**Material**
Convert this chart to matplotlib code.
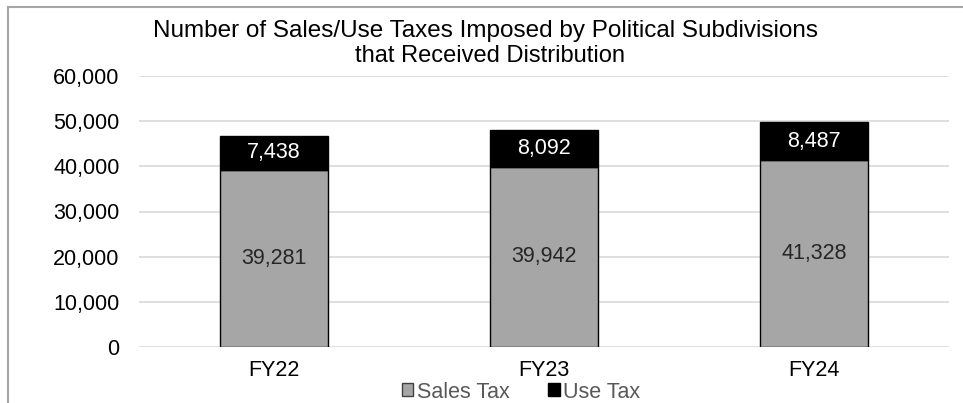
import matplotlib
matplotlib.use("Agg")
import matplotlib.pyplot as plt
from matplotlib.patches import Patch
from matplotlib.ticker import FuncFormatter
from matplotlib.lines import Line2D

categories = ["FY22", "FY23", "FY24"]
sales_tax = [39281, 39942, 41328]
use_tax = [7438, 8092, 8487]
yticks = [0, 10000, 20000, 30000, 40000, 50000, 60000]

plt.rcParams['font.family'] = ['Liberation Sans', 'DejaVu Sans']

fig = plt.figure(figsize=(9.63, 4.03), dpi=100)
ax = fig.add_axes([139/963, 1-347/403, (949-139)/963, (347-76)/403])

x = list(range(len(categories)))
w = 0.4
gray = "#A6A6A6"
fs = 15.5
ax.bar(x, sales_tax, width=w, color=gray, edgecolor="black", linewidth=1.0, zorder=3)
ax.bar(x, use_tax, bottom=sales_tax, width=w, color="black", edgecolor="black", linewidth=1.0, zorder=3)

for i in x:
    ax.text(i, sales_tax[i] / 2, f"{sales_tax[i]:,}", ha="center", va="center",
            fontsize=fs, color="#262626", zorder=4)
    ax.text(i, sales_tax[i] + use_tax[i] / 2, f"{use_tax[i]:,}", ha="center", va="center",
            fontsize=fs, color="white", zorder=4)

ax.set_xlim(-0.5, 2.5)
ax.set_ylim(0, 60000)
ax.set_yticks(yticks)
ax.yaxis.set_major_formatter(FuncFormatter(lambda v, p: f"{int(v):,}"))
ax.set_xticks(x)
ax.set_xticklabels(categories)
ax.tick_params(axis="both", length=0, labelsize=fs, colors="black")
ax.tick_params(axis="y", pad=14)
ax.tick_params(axis="x", pad=9)
ax.grid(axis="y", color="#D9D9D9", linewidth=1.2, zorder=0)
for s in ax.spines.values():
    s.set_visible(False)

fig.text(485/963, 1-31/403, "Number of Sales/Use Taxes Imposed by Political Subdivisions",
         ha="center", va="center", fontsize=17.5, color="black")
fig.text(490/963, 1-56/403, "that Received Distribution",
         ha="center", va="center", fontsize=17, color="black")

handles = [Patch(facecolor=gray, edgecolor="#404040", linewidth=1.0),
           Patch(facecolor="black", edgecolor="black")]
leg = fig.legend(handles, ["Sales Tax", "Use Tax"], loc="center",
                 bbox_to_anchor=(521/963, 1-392/403), ncol=2, frameon=False,
                 fontsize=fs, handlelength=0.55, handleheight=0.55, handletextpad=0.15,
                 columnspacing=1.8, borderpad=0)
for t in leg.get_texts():
    t.set_color("#595959")

# outer frame lines (top and left)
fig.add_artist(Line2D([8/963, 1.0], [1-7/403, 1-7/403], transform=fig.transFigure,
                      color="#A6A6A6", linewidth=1.5))
fig.add_artist(Line2D([8/963, 8/963], [0, 1-7/403], transform=fig.transFigure,
                      color="#A6A6A6", linewidth=1.5))

fig.savefig("out.png", dpi=100)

**What you will do**
Reproduce the material above verbatim; omit every picture.

**Task result**
Convert this chart to matplotlib code.
import matplotlib
matplotlib.use("Agg")
import matplotlib.pyplot as plt
from matplotlib.patches import Patch
from matplotlib.ticker import FuncFormatter
from matplotlib.lines import Line2D

categories = ["FY22", "FY23", "FY24"]
sales_tax = [39281, 39942, 41328]
use_tax = [7438, 8092, 8487]
yticks = [0, 10000, 20000, 30000, 40000, 50000, 60000]

plt.rcParams['font.family'] = ['Liberation Sans', 'DejaVu Sans']

fig = plt.figure(figsize=(9.63, 4.03), dpi=100)
ax = fig.add_axes([139/963, 1-347/403, (949-139)/963, (347-76)/403])

x = list(range(len(categories)))
w = 0.4
gray = "#A6A6A6"
fs = 15.5
ax.bar(x, sales_tax, width=w, color=gray, edgecolor="black", linewidth=1.0, zorder=3)
ax.bar(x, use_tax, bottom=sales_tax, width=w, color="black", edgecolor="black", linewidth=1.0, zorder=3)

for i in x:
    ax.text(i, sales_tax[i] / 2, f"{sales_tax[i]:,}", ha="center", va="center",
            fontsize=fs, color="#262626", zorder=4)
    ax.text(i, sales_tax[i] + use_tax[i] / 2, f"{use_tax[i]:,}", ha="center", va="center",
            fontsize=fs, color="white", zorder=4)

ax.set_xlim(-0.5, 2.5)
ax.set_ylim(0, 60000)
ax.set_yticks(yticks)
ax.yaxis.set_major_formatter(FuncFormatter(lambda v, p: f"{int(v):,}"))
ax.set_xticks(x)
ax.set_xticklabels(categories)
ax.tick_params(axis="both", length=0, labelsize=fs, colors="black")
ax.tick_params(axis="y", pad=14)
ax.tick_params(axis="x", pad=9)
ax.grid(axis="y", color="#D9D9D9", linewidth=1.2, zorder=0)
for s in ax.spines.values():
    s.set_visible(False)

fig.text(485/963, 1-31/403, "Number of Sales/Use Taxes Imposed by Political Subdivisions",
         ha="center", va="center", fontsize=17.5, color="black")
fig.text(490/963, 1-56/403, "that Received Distribution",
         ha="center", va="center", fontsize=17, color="black")

handles = [Patch(facecolor=gray, edgecolor="#404040", linewidth=1.0),
           Patch(facecolor="black", edgecolor="black")]
leg = fig.legend(handles, ["Sales Tax", "Use Tax"], loc="center",
                 bbox_to_anchor=(521/963, 1-392/403), ncol=2, frameon=False,
                 fontsize=fs, handlelength=0.55, handleheight=0.55, handletextpad=0.15,
                 columnspacing=1.8, borderpad=0)
for t in leg.get_texts():
    t.set_color("#595959")

# outer frame lines (top and left)
fig.add_artist(Line2D([8/963, 1.0], [1-7/403, 1-7/403], transform=fig.transFigure,
                      color="#A6A6A6", linewidth=1.5))
fig.add_artist(Line2D([8/963, 8/963], [0, 1-7/403], transform=fig.transFigure,
                      color="#A6A6A6", linewidth=1.5))

fig.savefig("out.png", dpi=100)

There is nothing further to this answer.